Kaisa: But how does it all relate to the time you were working on the trailer with the group in the Playing beyond CLIL project workshop?

Kauko: Well, after solving the problem of making a metatrailer, I realized I had had an experience of aesthetic reflexivity. In the beginning of our creative process, I was unable to language (or to put into words) any features which could have helped us find a solution. The character of our task was artistic, and applying Lash’s thoughts it can be stated that people who face these kinds of tasks often have experiences of aesthetic reflexivity. In these kinds of situations, they don’t primarily have concepts in their mind, but rather aesthetic experiences. Later on, the concepts will emerge to consciousness, and this is the process of languaging. So, although in the beginning of our creative process the ‘quality’ of my feeling was more of a despair, I – after making a fictional trailer of how to make a trailer – can confess that via the experience of aesthetic reflexivity I now know what it is to ‘live through’ the zone of proximal development.

Kaisa: How do you think this happened or came about?

Kauko: I assume that I was able to get this experience and the “Eureka” moment because of our task: the character of it was in between and within the (Vygotskian) theory (in my mind) and the metafictional task and praxis in the group.
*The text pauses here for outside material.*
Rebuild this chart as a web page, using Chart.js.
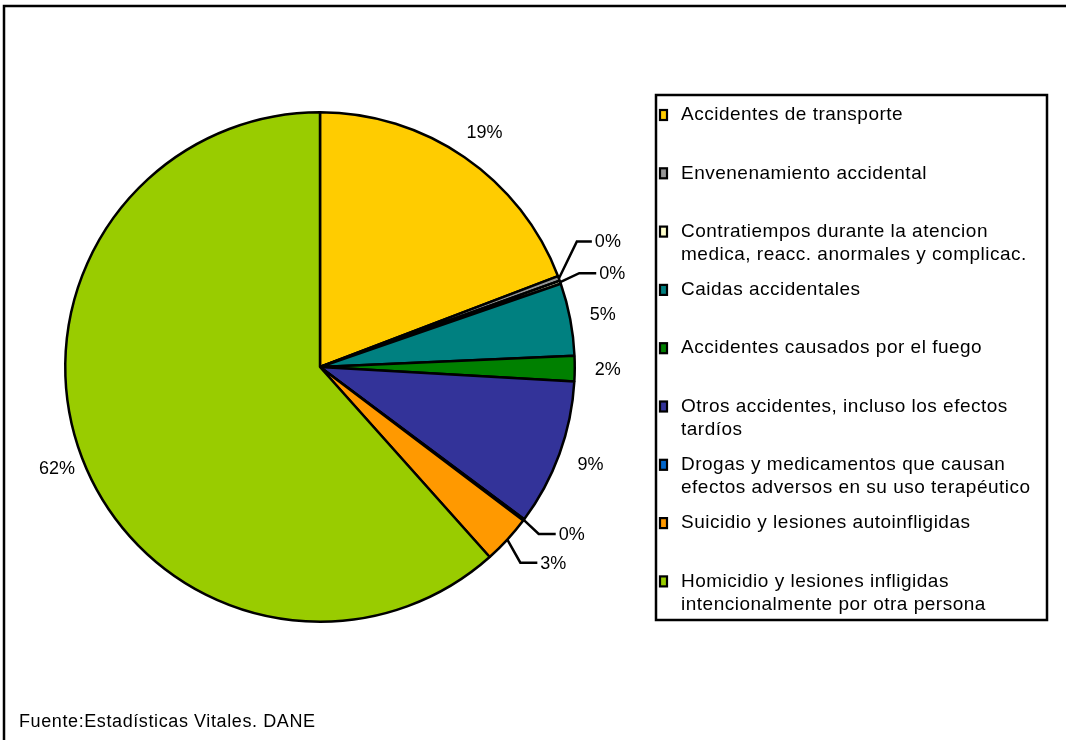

I think that when one has a challenging task like ours was, the well-timed support you can get in a creative group process is very important. It would have been hard or even impossible to create the trailer alone! For the first time in my professional life as an educator, I felt I had had a conscious experience of how it feels to ‘be’ in the zone of proximal development and pass it. This happened after we made a trailer of how to make a trailer, and now I have a ‘Vygotskian’ experience in between and within the aesthetic theory and artistic practice.

Kaisa: Thank you, this was very interesting! Some of the theory behind all this is quite a bit to chew on to really understand it well. But it is exciting to hear your description and thinking of your Vygoskian “Eureka” moment. We are never too old to learn and benefit from the help of others!